For so long, I just couldn’t attend. How could I, when I could barely make a simple meal or write a grocery list?
If I’m starting to be able to pay attention, see, hear, smell now, that must mean I’m not in fight-or-flight mode anymore. I can tell. It feels different.
I’m entering a new season, one in which God might just be making beauty from ashes, refashioning a gift out of a deep injury to my soul. It’s for me, but it’s probably for others as well.
In everything I seem to read or listen to lately, God is saying the same thing to me. Pay attention. Listen. Look. I just finished Steven Garber’s book, Visions of Vocation: Common Sense for the Common Good, in which he says the same thing in different ways: “Pay attention to your life.
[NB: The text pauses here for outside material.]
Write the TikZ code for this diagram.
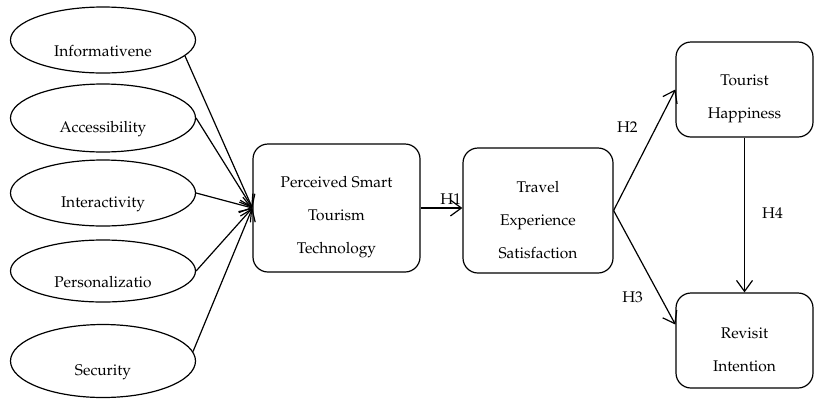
\documentclass[tikz,border=0pt]{standalone}
\usepackage[T1]{fontenc}
\usepackage{mathpazo}
\usetikzlibrary{shapes.geometric}
\usetikzlibrary{arrows.meta}
\newcommand{\topgap}{\rule{0pt}{30pt}}

\begin{document}
\begin{tikzpicture}[x=1pt,y=-1pt,>={Straight Barb[length=11pt,width=16pt]},
		line width=1.2pt,font=\fontsize{15.5}{33}\selectfont,
		factor/.style={ellipse,draw,minimum width=185pt,minimum height=66pt,inner sep=0pt,
			execute at begin node={\rule{0pt}{34pt}}},
		construct/.style={draw,rounded corners=15pt,align=center,inner sep=0pt,
			minimum width=137pt,minimum height=95pt},
		hyp/.style={inner sep=3pt}]
	\useasboundingbox (0,0) rectangle (814,400);
	% Nodes
	\node[factor] (info) at (103,40) {Informativene};
	\node[factor,minimum height=68pt] (acc) [below of=info,node distance=78pt] {Accessibility};
	\node[factor] (inter) [below of=acc,node distance=75pt] {Interactivity};
	\node[factor,minimum height=62pt] (pers) [below of=inter,node distance=78pt] {Personalizatio};
	\node[factor,minimum height=73pt] (sec) [below of=pers,node distance=90pt] {Security};
	\node[construct,minimum width=167pt,minimum height=128pt] (pst) at (336.5,208) {\topgap Perceived Smart\\Tourism\\Technology};
	\node[construct,minimum width=150pt,minimum height=125pt] (tes) at (538,210.5) {\topgap Travel\\Experience\\Satisfaction};
	\node[construct] (th) at (744.5,89.5) {\topgap Tourist\\Happiness};
	\node[construct] (ri) at (744.5,340.5) {\topgap Revisit\\Intention};

	% Edges
	\draw[->] (info.-11) -- (pst.west);
	\draw[->] (acc.east) -- (pst.west);
	\draw[->] (inter.east) -- (pst.west);
	\draw[->] (pers.east) -- (pst.west);
	\draw[->] (sec.6) -- (pst.west);
	\draw[->] (pst.east) -- node[hyp,pos=0.72,above] (h1) {H1} (pst.east -| tes.west);
	\draw[->] (tes.east) -- node[hyp,pos=0.69,left=15pt] (h2) {H2} (th.west);
	\draw[->] (tes.east) -- node[hyp,pos=0.76,left=14pt] (h3) {H3} (ri.167);
	\draw[->] (th.south) -- node[hyp,pos=0.49,right=14pt] (h4) {H4} (ri.north);
\end{tikzpicture}
\end{document}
Ask of it questions.”
When I heard that Frederick Buechner had died recently, I listened to his 1992 address at the Festival of Faith & Writing (on Rewrite Radio podcast). Pay attention—isn’t that Buechner’s main message to us, in everything he ever wrote?
“Stop. Look. Remember. See with more than your eyes,” he urges us. “Listen to the music of your own life—the voices of people you love, feet coming up the path, water flowing from the tap.” Pay attention. “How do you do it?” Buechner asks. “I don’t know… Take time to do it. Think about all the dumb things we do with our time. Be mindful.”
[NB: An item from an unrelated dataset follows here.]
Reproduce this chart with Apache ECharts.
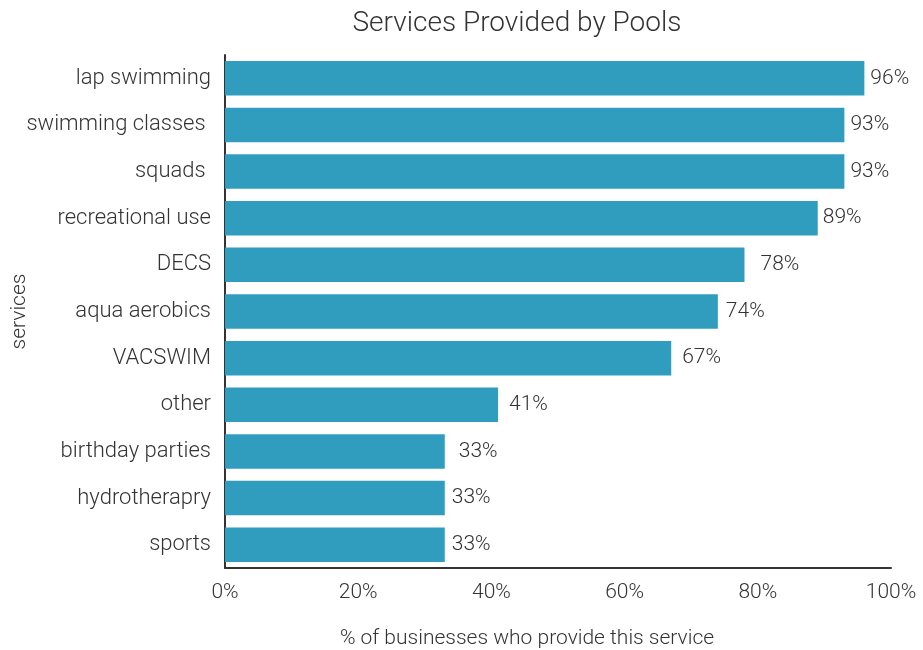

“Love your neighbor,” Buechner tells us. “You have to see them to love them.” And paradoxically, he says, in loving them, you come really to see them. He says that when we walk through crowds, it helps to think of the words of the Eucharist as you pass each face: “Christ died for thee.” Think of what that does to us if we practice it—how it forms us to love, to attend.
This is my one life. This is your one life. Don’t you want to spend it on things that matter, that have human and eternal significance? Don’t you want to see—to get better at seeing—and to listen? To do so, we have to cut out things that suck time but don’t redeem it. We have to unclutter our lives so we can take the good things slowly—like love. Love is slow.